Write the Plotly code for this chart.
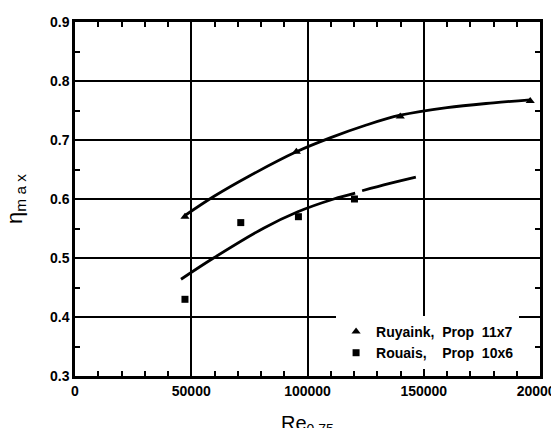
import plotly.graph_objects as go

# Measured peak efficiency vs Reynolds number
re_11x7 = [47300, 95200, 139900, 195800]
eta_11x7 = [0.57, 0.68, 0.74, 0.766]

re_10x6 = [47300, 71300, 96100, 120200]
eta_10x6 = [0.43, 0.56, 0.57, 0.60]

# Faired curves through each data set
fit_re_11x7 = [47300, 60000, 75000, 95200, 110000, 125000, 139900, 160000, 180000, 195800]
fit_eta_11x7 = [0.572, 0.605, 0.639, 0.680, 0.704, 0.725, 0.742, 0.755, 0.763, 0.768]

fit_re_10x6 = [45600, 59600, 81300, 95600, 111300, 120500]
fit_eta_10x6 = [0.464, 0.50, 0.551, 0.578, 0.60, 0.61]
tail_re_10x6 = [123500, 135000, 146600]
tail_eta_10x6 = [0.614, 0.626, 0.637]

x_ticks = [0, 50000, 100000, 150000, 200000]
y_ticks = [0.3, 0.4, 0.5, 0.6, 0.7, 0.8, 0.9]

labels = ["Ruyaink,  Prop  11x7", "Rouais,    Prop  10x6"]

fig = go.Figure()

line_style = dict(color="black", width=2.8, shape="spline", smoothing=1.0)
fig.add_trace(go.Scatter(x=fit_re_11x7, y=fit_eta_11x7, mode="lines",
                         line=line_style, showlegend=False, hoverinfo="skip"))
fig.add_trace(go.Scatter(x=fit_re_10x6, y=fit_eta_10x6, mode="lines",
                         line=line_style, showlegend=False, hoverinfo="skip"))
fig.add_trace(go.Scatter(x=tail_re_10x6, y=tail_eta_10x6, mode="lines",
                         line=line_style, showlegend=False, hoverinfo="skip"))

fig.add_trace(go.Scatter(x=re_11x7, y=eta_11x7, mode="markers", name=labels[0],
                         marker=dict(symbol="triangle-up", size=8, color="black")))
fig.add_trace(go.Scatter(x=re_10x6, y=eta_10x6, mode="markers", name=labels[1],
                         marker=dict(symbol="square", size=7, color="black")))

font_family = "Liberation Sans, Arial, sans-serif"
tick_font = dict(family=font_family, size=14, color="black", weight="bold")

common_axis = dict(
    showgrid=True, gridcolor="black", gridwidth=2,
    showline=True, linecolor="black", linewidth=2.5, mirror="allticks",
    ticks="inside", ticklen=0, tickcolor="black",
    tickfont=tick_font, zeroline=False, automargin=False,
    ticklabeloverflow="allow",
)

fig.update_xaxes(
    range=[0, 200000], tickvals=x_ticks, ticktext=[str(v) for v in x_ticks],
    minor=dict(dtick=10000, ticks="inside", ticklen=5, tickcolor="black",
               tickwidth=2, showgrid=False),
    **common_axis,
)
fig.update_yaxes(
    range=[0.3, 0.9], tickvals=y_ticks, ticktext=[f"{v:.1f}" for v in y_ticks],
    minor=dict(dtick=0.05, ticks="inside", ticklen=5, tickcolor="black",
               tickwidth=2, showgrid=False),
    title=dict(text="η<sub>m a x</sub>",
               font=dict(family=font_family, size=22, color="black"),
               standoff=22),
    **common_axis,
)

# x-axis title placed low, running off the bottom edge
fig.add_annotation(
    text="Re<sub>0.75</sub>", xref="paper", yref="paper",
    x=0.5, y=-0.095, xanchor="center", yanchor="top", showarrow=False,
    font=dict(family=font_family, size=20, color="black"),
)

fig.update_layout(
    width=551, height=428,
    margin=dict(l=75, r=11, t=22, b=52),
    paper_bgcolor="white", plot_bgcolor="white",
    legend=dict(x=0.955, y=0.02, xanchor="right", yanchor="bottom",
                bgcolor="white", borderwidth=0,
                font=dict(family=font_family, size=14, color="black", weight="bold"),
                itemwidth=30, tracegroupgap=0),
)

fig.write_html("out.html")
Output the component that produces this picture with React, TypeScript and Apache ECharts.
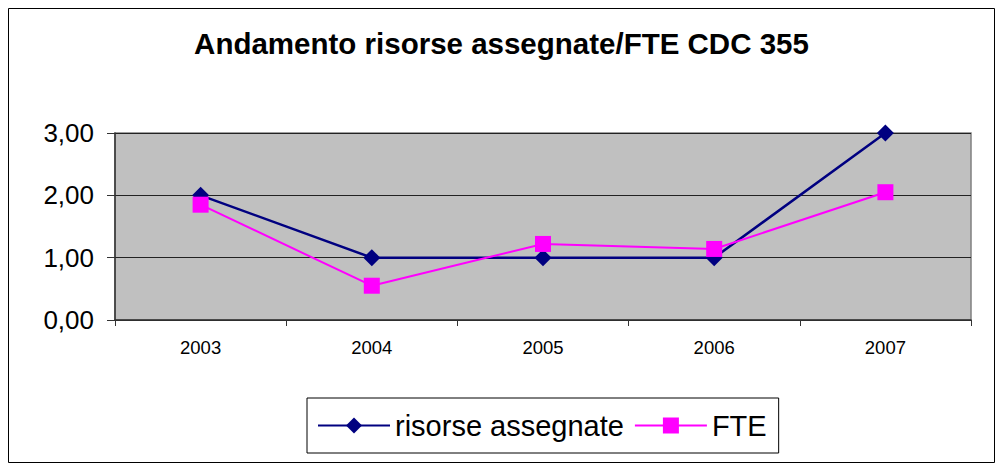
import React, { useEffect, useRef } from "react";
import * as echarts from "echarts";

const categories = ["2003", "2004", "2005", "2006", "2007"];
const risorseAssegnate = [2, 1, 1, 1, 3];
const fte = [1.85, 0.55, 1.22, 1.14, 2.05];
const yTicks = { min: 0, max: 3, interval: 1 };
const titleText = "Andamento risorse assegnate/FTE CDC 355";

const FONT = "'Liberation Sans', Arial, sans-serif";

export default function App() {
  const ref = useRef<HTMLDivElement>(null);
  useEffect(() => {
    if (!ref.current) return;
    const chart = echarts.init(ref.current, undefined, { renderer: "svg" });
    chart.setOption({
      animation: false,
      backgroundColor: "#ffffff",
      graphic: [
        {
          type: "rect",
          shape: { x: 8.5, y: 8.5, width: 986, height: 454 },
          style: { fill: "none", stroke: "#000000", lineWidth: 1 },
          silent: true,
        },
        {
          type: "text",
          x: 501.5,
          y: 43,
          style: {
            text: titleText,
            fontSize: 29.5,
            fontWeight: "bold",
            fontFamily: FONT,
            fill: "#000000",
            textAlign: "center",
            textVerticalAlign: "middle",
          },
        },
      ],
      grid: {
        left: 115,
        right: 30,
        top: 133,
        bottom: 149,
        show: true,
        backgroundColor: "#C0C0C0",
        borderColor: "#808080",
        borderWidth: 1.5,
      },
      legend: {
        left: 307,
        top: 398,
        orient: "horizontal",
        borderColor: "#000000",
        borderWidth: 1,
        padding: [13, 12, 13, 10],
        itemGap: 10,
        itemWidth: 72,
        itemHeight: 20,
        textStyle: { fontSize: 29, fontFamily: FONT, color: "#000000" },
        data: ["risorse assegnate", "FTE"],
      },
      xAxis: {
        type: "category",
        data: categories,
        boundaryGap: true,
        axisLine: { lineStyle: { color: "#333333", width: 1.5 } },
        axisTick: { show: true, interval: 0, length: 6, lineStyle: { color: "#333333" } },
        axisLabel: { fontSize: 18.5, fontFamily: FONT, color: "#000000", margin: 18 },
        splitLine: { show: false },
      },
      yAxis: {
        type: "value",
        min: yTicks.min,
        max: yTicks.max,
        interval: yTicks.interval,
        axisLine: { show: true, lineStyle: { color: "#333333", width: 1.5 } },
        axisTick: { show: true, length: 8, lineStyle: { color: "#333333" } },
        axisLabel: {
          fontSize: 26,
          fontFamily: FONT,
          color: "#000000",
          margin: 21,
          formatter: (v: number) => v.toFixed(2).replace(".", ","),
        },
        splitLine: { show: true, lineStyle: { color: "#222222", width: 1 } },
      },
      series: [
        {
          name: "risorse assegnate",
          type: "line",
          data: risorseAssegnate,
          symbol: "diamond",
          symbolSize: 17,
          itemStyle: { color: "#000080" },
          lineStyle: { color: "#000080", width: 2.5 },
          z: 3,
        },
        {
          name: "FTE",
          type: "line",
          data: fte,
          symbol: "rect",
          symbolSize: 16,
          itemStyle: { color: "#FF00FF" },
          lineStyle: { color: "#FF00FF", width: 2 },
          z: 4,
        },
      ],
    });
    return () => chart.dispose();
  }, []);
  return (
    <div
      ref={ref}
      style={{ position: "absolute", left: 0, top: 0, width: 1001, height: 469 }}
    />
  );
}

# TASK STATEMENT:
Copy out all the records exactly, excluding pictures.

# RESULT FOR THIS TASK:
Write the Plotly code for this chart.
import plotly.graph_objects as go

# Measured peak efficiency vs Reynolds number
re_11x7 = [47300, 95200, 139900, 195800]
eta_11x7 = [0.57, 0.68, 0.74, 0.766]

re_10x6 = [47300, 71300, 96100, 120200]
eta_10x6 = [0.43, 0.56, 0.57, 0.60]

# Faired curves through each data set
fit_re_11x7 = [47300, 60000, 75000, 95200, 110000, 125000, 139900, 160000, 180000, 195800]
fit_eta_11x7 = [0.572, 0.605, 0.639, 0.680, 0.704, 0.725, 0.742, 0.755, 0.763, 0.768]

fit_re_10x6 = [45600, 59600, 81300, 95600, 111300, 120500]
fit_eta_10x6 = [0.464, 0.50, 0.551, 0.578, 0.60, 0.61]
tail_re_10x6 = [123500, 135000, 146600]
tail_eta_10x6 = [0.614, 0.626, 0.637]

x_ticks = [0, 50000, 100000, 150000, 200000]
y_ticks = [0.3, 0.4, 0.5, 0.6, 0.7, 0.8, 0.9]

labels = ["Ruyaink,  Prop  11x7", "Rouais,    Prop  10x6"]

fig = go.Figure()

line_style = dict(color="black", width=2.8, shape="spline", smoothing=1.0)
fig.add_trace(go.Scatter(x=fit_re_11x7, y=fit_eta_11x7, mode="lines",
                         line=line_style, showlegend=False, hoverinfo="skip"))
fig.add_trace(go.Scatter(x=fit_re_10x6, y=fit_eta_10x6, mode="lines",
                         line=line_style, showlegend=False, hoverinfo="skip"))
fig.add_trace(go.Scatter(x=tail_re_10x6, y=tail_eta_10x6, mode="lines",
                         line=line_style, showlegend=False, hoverinfo="skip"))

fig.add_trace(go.Scatter(x=re_11x7, y=eta_11x7, mode="markers", name=labels[0],
                         marker=dict(symbol="triangle-up", size=8, color="black")))
fig.add_trace(go.Scatter(x=re_10x6, y=eta_10x6, mode="markers", name=labels[1],
                         marker=dict(symbol="square", size=7, color="black")))

font_family = "Liberation Sans, Arial, sans-serif"
tick_font = dict(family=font_family, size=14, color="black", weight="bold")

common_axis = dict(
    showgrid=True, gridcolor="black", gridwidth=2,
    showline=True, linecolor="black", linewidth=2.5, mirror="allticks",
    ticks="inside", ticklen=0, tickcolor="black",
    tickfont=tick_font, zeroline=False, automargin=False,
    ticklabeloverflow="allow",
)

fig.update_xaxes(
    range=[0, 200000], tickvals=x_ticks, ticktext=[str(v) for v in x_ticks],
    minor=dict(dtick=10000, ticks="inside", ticklen=5, tickcolor="black",
               tickwidth=2, showgrid=False),
    **common_axis,
)
fig.update_yaxes(
    range=[0.3, 0.9], tickvals=y_ticks, ticktext=[f"{v:.1f}" for v in y_ticks],
    minor=dict(dtick=0.05, ticks="inside", ticklen=5, tickcolor="black",
               tickwidth=2, showgrid=False),
    title=dict(text="η<sub>m a x</sub>",
               font=dict(family=font_family, size=22, color="black"),
               standoff=22),
    **common_axis,
)

# x-axis title placed low, running off the bottom edge
fig.add_annotation(
    text="Re<sub>0.75</sub>", xref="paper", yref="paper",
    x=0.5, y=-0.095, xanchor="center", yanchor="top", showarrow=False,
    font=dict(family=font_family, size=20, color="black"),
)

fig.update_layout(
    width=551, height=428,
    margin=dict(l=75, r=11, t=22, b=52),
    paper_bgcolor="white", plot_bgcolor="white",
    legend=dict(x=0.955, y=0.02, xanchor="right", yanchor="bottom",
                bgcolor="white", borderwidth=0,
                font=dict(family=font_family, size=14, color="black", weight="bold"),
                itemwidth=30, tracegroupgap=0),
)

fig.write_html("out.html")
Output the component that produces this picture with React, TypeScript and Apache ECharts.
import React, { useEffect, useRef } from "react";
import * as echarts from "echarts";

const categories = ["2003", "2004", "2005", "2006", "2007"];
const risorseAssegnate = [2, 1, 1, 1, 3];
const fte = [1.85, 0.55, 1.22, 1.14, 2.05];
const yTicks = { min: 0, max: 3, interval: 1 };
const titleText = "Andamento risorse assegnate/FTE CDC 355";

const FONT = "'Liberation Sans', Arial, sans-serif";

export default function App() {
  const ref = useRef<HTMLDivElement>(null);
  useEffect(() => {
    if (!ref.current) return;
    const chart = echarts.init(ref.current, undefined, { renderer: "svg" });
    chart.setOption({
      animation: false,
      backgroundColor: "#ffffff",
      graphic: [
        {
          type: "rect",
          shape: { x: 8.5, y: 8.5, width: 986, height: 454 },
          style: { fill: "none", stroke: "#000000", lineWidth: 1 },
          silent: true,
        },
        {
          type: "text",
          x: 501.5,
          y: 43,
          style: {
            text: titleText,
            fontSize: 29.5,
            fontWeight: "bold",
            fontFamily: FONT,
            fill: "#000000",
            textAlign: "center",
            textVerticalAlign: "middle",
          },
        },
      ],
      grid: {
        left: 115,
        right: 30,
        top: 133,
        bottom: 149,
        show: true,
        backgroundColor: "#C0C0C0",
        borderColor: "#808080",
        borderWidth: 1.5,
      },
      legend: {
        left: 307,
        top: 398,
        orient: "horizontal",
        borderColor: "#000000",
        borderWidth: 1,
        padding: [13, 12, 13, 10],
        itemGap: 10,
        itemWidth: 72,
        itemHeight: 20,
        textStyle: { fontSize: 29, fontFamily: FONT, color: "#000000" },
        data: ["risorse assegnate", "FTE"],
      },
      xAxis: {
        type: "category",
        data: categories,
        boundaryGap: true,
        axisLine: { lineStyle: { color: "#333333", width: 1.5 } },
        axisTick: { show: true, interval: 0, length: 6, lineStyle: { color: "#333333" } },
        axisLabel: { fontSize: 18.5, fontFamily: FONT, color: "#000000", margin: 18 },
        splitLine: { show: false },
      },
      yAxis: {
        type: "value",
        min: yTicks.min,
        max: yTicks.max,
        interval: yTicks.interval,
        axisLine: { show: true, lineStyle: { color: "#333333", width: 1.5 } },
        axisTick: { show: true, length: 8, lineStyle: { color: "#333333" } },
        axisLabel: {
          fontSize: 26,
          fontFamily: FONT,
          color: "#000000",
          margin: 21,
          formatter: (v: number) => v.toFixed(2).replace(".", ","),
        },
        splitLine: { show: true, lineStyle: { color: "#222222", width: 1 } },
      },
      series: [
        {
          name: "risorse assegnate",
          type: "line",
          data: risorseAssegnate,
          symbol: "diamond",
          symbolSize: 17,
          itemStyle: { color: "#000080" },
          lineStyle: { color: "#000080", width: 2.5 },
          z: 3,
        },
        {
          name: "FTE",
          type: "line",
          data: fte,
          symbol: "rect",
          symbolSize: 16,
          itemStyle: { color: "#FF00FF" },
          lineStyle: { color: "#FF00FF", width: 2 },
          z: 4,
        },
      ],
    });
    return () => chart.dispose();
  }, []);
  return (
    <div
      ref={ref}
      style={{ position: "absolute", left: 0, top: 0, width: 1001, height: 469 }}
    />
  );
}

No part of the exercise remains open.